Laut "Süddeutscher Zeitung" konnte an der aufgefundenen Hand ein Fingerabdruck gesichert werden, der jedoch weder in dem Auto, mit dem Köhler an den Tatort gefahren war, gefunden wurde, noch in seinem Zimmer, "sondern nur an ein paar Studienunterlagen. Für die Ermittler war das dennoch der Beweis, dass die Hand zu Köhler gehört."
Von wem stammte die Hand?
Inzwischen hatte sich eine Frau gemeldet, die zum Zeitpunkt des Attentats Krankenschwester im Oststadt-Klinikum von Hannover war. Auf ihrer Station soll ein junger Mann gelegen haben, dem der rechte Unterarm abgerissen war. Trotz der schweren Verletzung habe er einen munteren, ja gut gelaunten Eindruck gemacht. Offensichtlich wurde er auch von einigen offenbar rechtsradikalen Männern besucht, bevor er nach fünf Tagen verschwand, ohne dass in seiner Wunde die Fäden gezogen worden waren.
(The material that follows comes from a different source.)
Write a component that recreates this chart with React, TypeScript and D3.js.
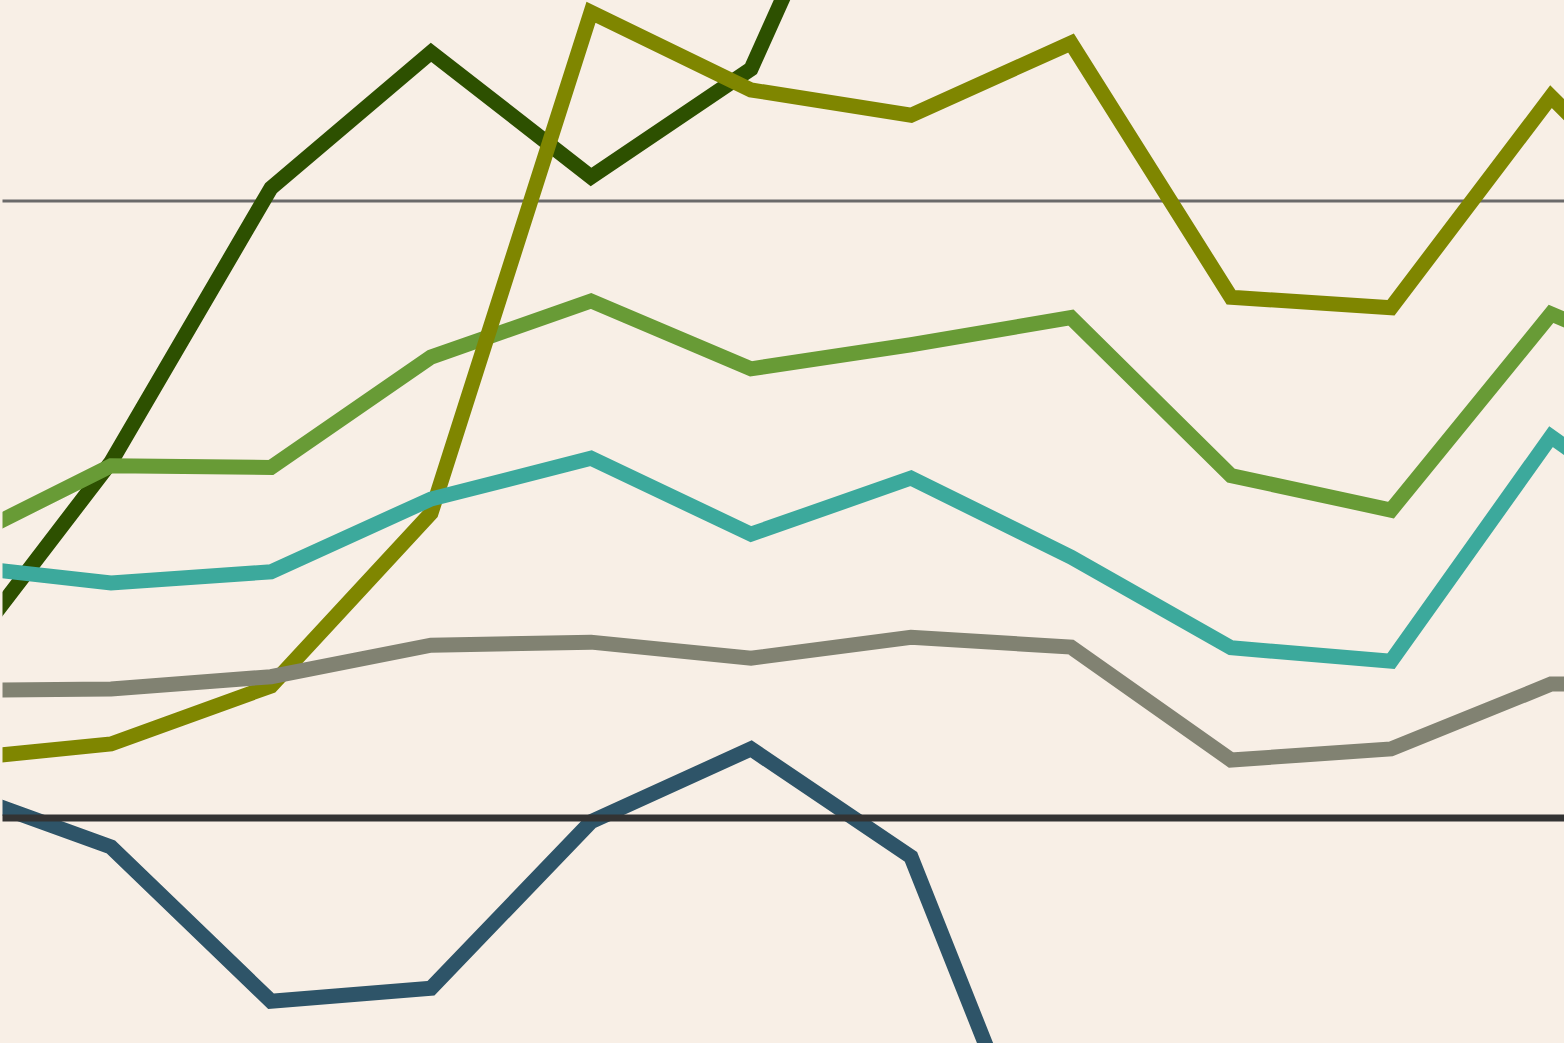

Gehörte die am Tatort aufgefundene Hand zu einem Mittäter? Ein DNA-Test könnte darüber Aufschluss geben. Könnte. Denn die Hand von München existiert nicht mehr. Das Asservat wurde 1997 vernichtet, "weil der Fall als aufgeklärt galt", erläuterte ein Sprecher des Generalbundesanwalts.